Precipitation kinetics and transformation of metastable phases in Al–Mg–Si alloys

Abstract

In situ synchrotron small-angle X-ray scattering (SAXS) and transmission electronic microscopy were used to study the precipitation and transformation behaviors of metastable β″ and β′ phases of naturally aged Al–Mg–Si alloys, AA 6022, during continuous heating, and subsequent isothermal aging. A new SAXS analysis approach for the complex SAXS profiles enabled a quantitative analysis of the structural evolution and the corresponding kinetics of the concurrent needle-like β″ and rod-like β′ phase transformations, of different size characteristics.

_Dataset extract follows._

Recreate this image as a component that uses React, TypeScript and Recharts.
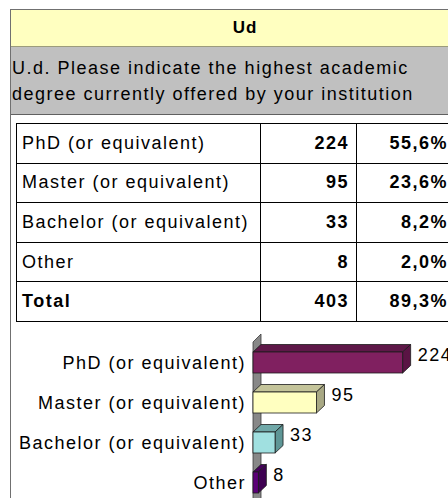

The stable cross-section and rapid length growth along the needles of β″ phase, and the radius growth of β′ phase during the temporal evolution were characterized well by the concomitant nucleation, growth and coarsening stages. For an alloy aged at 260 °C, the β″ precipitates (∼3.5 nm in radius) and β′ precipitates (∼10.5 nm in radius) reached the coarsening stages at t = 30 and 210 min, respectively. During the coarsening stage, the β″ precipitates dissolved partially into the matrix and transformed partially to the β′ phase, and then stabilized with the residual ∼65% precipitates. The same methodology was also applied to an Al–Mg–Si alloy, AA 6111, containing Cu. The β″ precipitates of AA 6111 alloy aged at 180 °C showed an inert radius (∼1.8 nm) and a growing length with aging time, and the longer incubation period of ∼60 min observed in the early stage of precipitation, relative to AA 6022, was attributed to the more natural clusters.